AMD’s shares are extremely volatile and have had 38 moves greater than 5% over the last year. In that context, today’s move indicates the market considers this news meaningful but not something that would fundamentally change its perception of the business.

The previous big move we wrote about was 2 days ago when the stock gained 8% on the news that traders positioned ahead of Nvidia's fiscal Q1 earnings. 

Nvidia accounted for a significant percentage of the S&P 500's gains heading into the announcement, making the print the binary catalyst for the entire AI-infrastructure complex — networking ASICs, connectivity silicon, memory, and packaging all move together on the read-through. 
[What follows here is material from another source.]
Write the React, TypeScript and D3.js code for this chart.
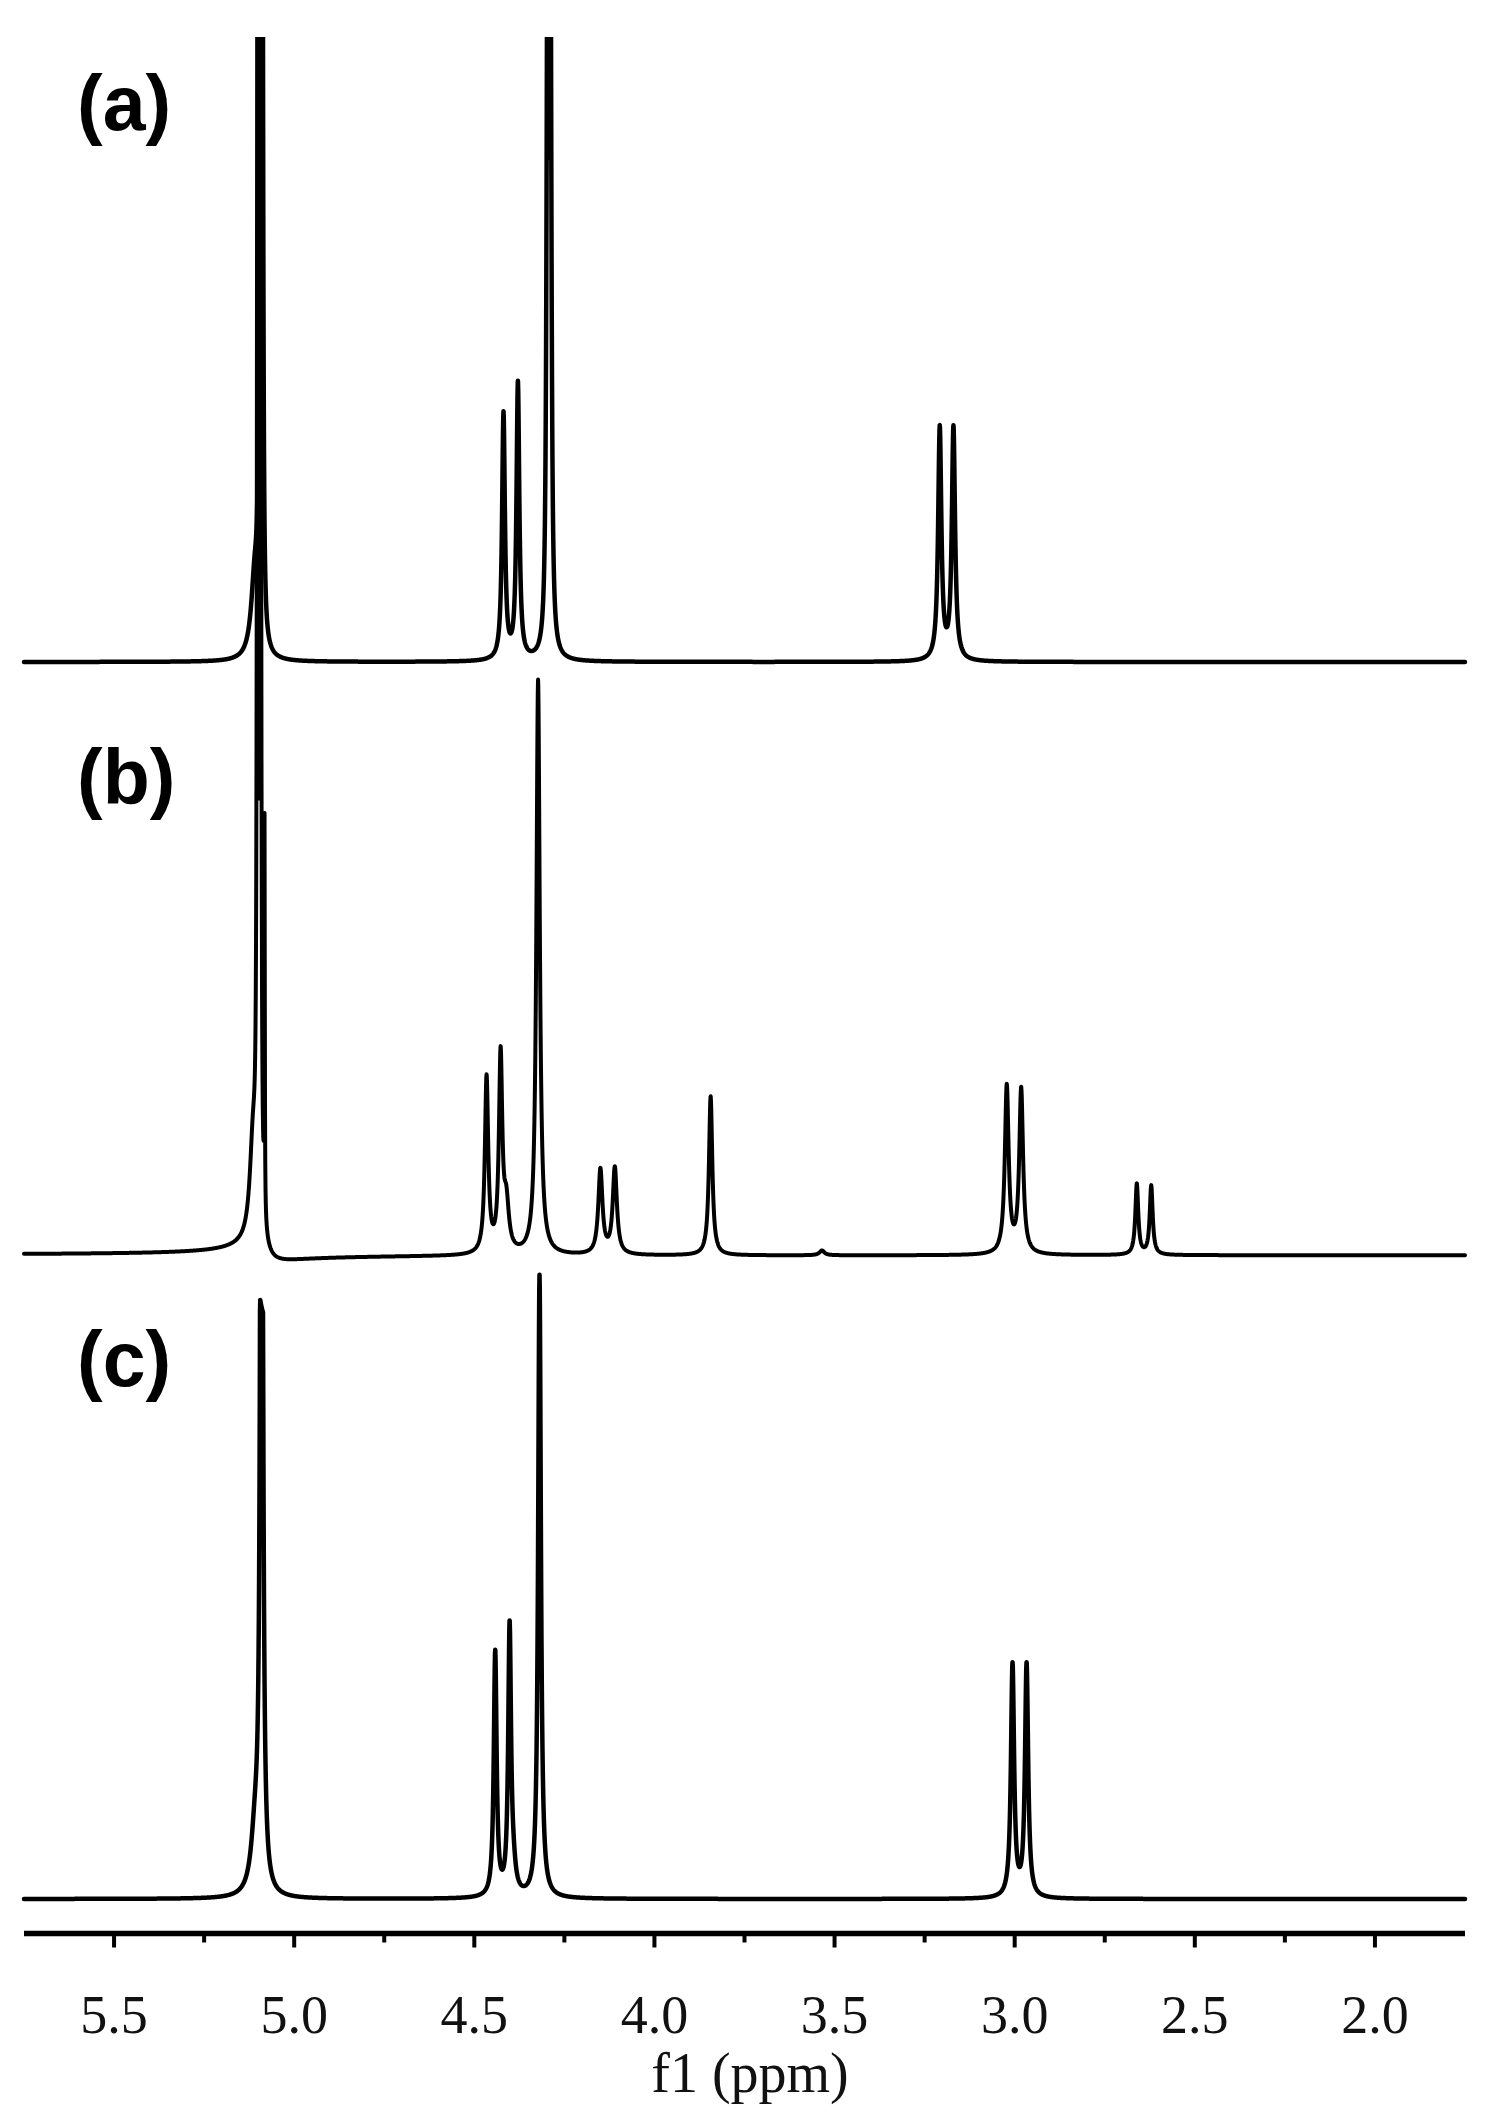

Falling oil prices also supported the bullish sentiment. Semis carry arguably the longest-dated cash flows in the equity market because most of their value sits in 2027–2030 AI capex, not in the current quarter. When Brent crude drops 5.21% (like it did during the session), expected inflation falls, the Fed gets more room to cut, and the discount rate applied to those distant cash flows compresses. A small rate move produces an outsized stock move, which is why a 5% oil decline can power 8%+ chip rallies on the same day.

AMD is up 110% since the beginning of the year, and at $469.43 per share, has set a new 52-week high. Investors who bought $1,000 worth of AMD’s shares 5 years ago would now be looking at an investment worth $6,062.